**WHAT YOU HAVE TO DO:**
Your task is to retype the lines from the opening of the material through the line that includes "decades = list(range(1, 19))". Do not copy the pictures.

**GIVEN MATERIAL:**

** Start **

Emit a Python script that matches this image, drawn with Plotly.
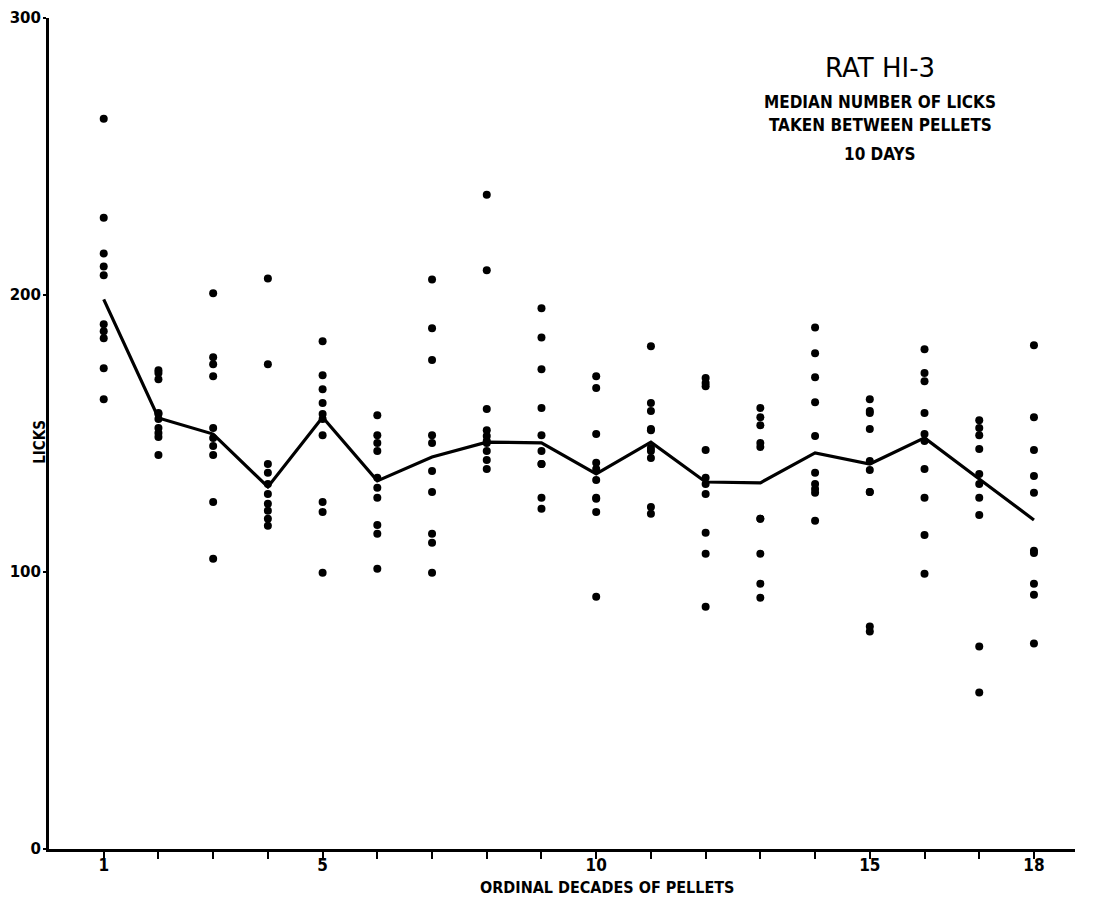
import plotly.graph_objects as go

# Ordinal decades of pellets (x categories)
decades = list(range(1, 19))

# Daily median licks (10 days) for each decade
licks_d01 = [263.6, 227.9, 215.0, 210.3, 207.1, 189.4, 186.9, 184.4, 173.6, 162.4]
licks_d02 = [172.8, 171.8, 169.6, 157.4, 157.0, 155.2, 152.0, 150.2, 148.7, 142.2]
licks_d03 = [200.6, 177.5, 175.0, 170.7, 152.0, 148.4, 145.5, 142.2, 125.3, 104.8]
licks_d04 = [206.0, 175.0, 139.0, 135.8, 131.8, 128.2, 124.6, 122.1, 119.2, 116.7]
licks_d05 = [183.3, 171.0, 166.0, 161.0, 157.0, 155.2, 149.4, 125.3, 121.7, 99.7]
licks_d06 = [156.6, 149.4, 146.6, 143.7, 134.0, 130.4, 126.8, 117.0, 113.8, 101.2]
licks_d07 = [205.6, 188.0, 176.5, 149.4, 146.6, 136.5, 128.9, 113.8, 110.6, 99.7]
licks_d08 = [236.2, 208.9, 158.8, 151.2, 149.1, 147.3, 146.6, 143.7, 140.4, 137.2]
licks_d09 = [195.2, 184.7, 173.2, 159.2, 149.4, 143.7, 139.0, 139.0, 126.8, 122.8]
licks_d10 = [170.7, 166.4, 149.8, 139.4, 137.2, 133.2, 126.8, 126.4, 121.7, 91.1]
licks_d11 = [181.5, 161.0, 158.1, 151.6, 151.2, 144.8, 143.7, 141.2, 123.5, 121.0]
licks_d12 = [170.0, 168.2, 167.1, 144.0, 134.0, 131.8, 128.2, 114.2, 106.6, 87.5]
licks_d13 = [159.2, 155.9, 153.0, 146.6, 145.1, 119.2, 119.2, 106.6, 95.8, 90.7]
licks_d14 = [188.3, 179.0, 170.3, 161.3, 149.1, 135.8, 131.8, 130.0, 128.6, 118.5]
licks_d15 = [162.4, 158.1, 157.4, 151.6, 140.1, 136.8, 128.9, 128.9, 80.3, 78.5]
licks_d16 = [180.4, 171.8, 168.9, 157.4, 149.8, 147.3, 137.2, 126.8, 113.4, 99.4]
licks_d17 = [154.8, 152.0, 149.4, 144.4, 135.4, 131.8, 126.8, 120.6, 73.1, 56.5]
licks_d18 = [181.9, 155.9, 144.0, 134.7, 128.6, 107.7, 106.9, 95.8, 91.8, 74.2]

# Median over the 10 days (the connected line)
median_licks = [198.4, 155.6, 149.8, 130.7, 155.9, 132.9, 141.5, 146.9, 146.6,
                135.4, 146.9, 132.5, 132.2, 143.0, 139.0, 148.4, 133.6, 118.8]

# Axis ticks
y_tickvals = [0, 100, 200, 300]
y_ticktext = ["0", "100", "200", "300"]
x_ticktext = ["1", "", "", "", "5", "", "", "", "", "10", "", "", "", "", "15", "", "", "18"]

all_days = [licks_d01, licks_d02, licks_d03, licks_d04, licks_d05, licks_d06,
            licks_d07, licks_d08, licks_d09, licks_d10, licks_d11, licks_d12,
            licks_d13, licks_d14, licks_d15, licks_d16, licks_d17, licks_d18]

pts_x, pts_y = [], []
for dec, vals in zip(decades, all_days):
    for v in vals:
        pts_x.append(dec)
        pts_y.append(v)

LET = "'DejaVu Sans Condensed', 'Liberation Sans Narrow', sans-serif"
WIDE = "'DejaVu Sans', sans-serif"

fig = go.Figure()
fig.add_trace(go.Scatter(x=pts_x, y=pts_y, mode="markers",
                         marker=dict(color="black", size=8, line=dict(width=0)),
                         showlegend=False, hoverinfo="x+y"))
fig.add_trace(go.Scatter(x=decades, y=median_licks, mode="lines",
                         line=dict(color="black", width=3.2),
                         showlegend=False))

# page body has an 8px margin, so the figure starts 8px in from the top-left
fig.update_layout(
    width=1093, height=889,
    margin=dict(l=41, r=26, t=10, b=48, autoexpand=False),
    paper_bgcolor="white", plot_bgcolor="white",
    font=dict(family=LET, color="black"),
    xaxis=dict(range=[0, 18.75], tickvals=decades, ticktext=x_ticktext,
               showgrid=False, zeroline=False, showline=True, automargin=False,
               linecolor="black", linewidth=3, ticks="outside", ticklen=7,
               tickwidth=2, tickcolor="black", ticklabelstandoff=-8,
               tickfont=dict(family=LET, size=17, color="black", weight="bold")),
    yaxis=dict(range=[0, 300], tickvals=y_tickvals, ticktext=y_ticktext,
               showgrid=False, zeroline=False, showline=True, automargin=False,
               linecolor="black", linewidth=3, ticks="outside", ticklen=3,
               tickwidth=2, tickcolor="black", ticklabelstandoff=-1,
               tickfont=dict(family=WIDE, size=15, color="black", weight="bold")),
)

fig.add_annotation(text="<b>ORDINAL DECADES OF PELLETS</b>", xref="x", yref="paper",
                   x=10.2, y=0, yshift=-38, yanchor="middle", xanchor="center",
                   showarrow=False,
                   font=dict(family=LET, size=16, color="black"))
fig.add_annotation(text="<b>LICKS</b>", xref="paper", yref="y",
                   x=0, xshift=-9, y=147, xanchor="center", yanchor="middle",
                   textangle=-90, showarrow=False,
                   font=dict(family=LET, size=15, color="black"))
fig.add_annotation(text="RAT HI-3", xref="paper", yref="paper",
                   x=0.81, y=1, yshift=-50, xanchor="center", yanchor="middle",
                   showarrow=False,
                   font=dict(family=WIDE, size=26, color="black"))
for line_text, shift in [("MEDIAN NUMBER OF LICKS", -84),
                         ("TAKEN BETWEEN PELLETS", -107),
                         ("10 DAYS", -136)]:
    fig.add_annotation(text="<b>" + line_text + "</b>", xref="paper", yref="paper",
                       x=0.81, y=1, yshift=shift, xanchor="center", yanchor="middle",
                       showarrow=False,
                       font=dict(family=LET, size=17, color="black"))

fig.write_html("out.html")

** End **

**ANSWER FOR THE TASK:**
Emit a Python script that matches this image, drawn with Plotly.
import plotly.graph_objects as go

# Ordinal decades of pellets (x categories)
decades = list(range(1, 19))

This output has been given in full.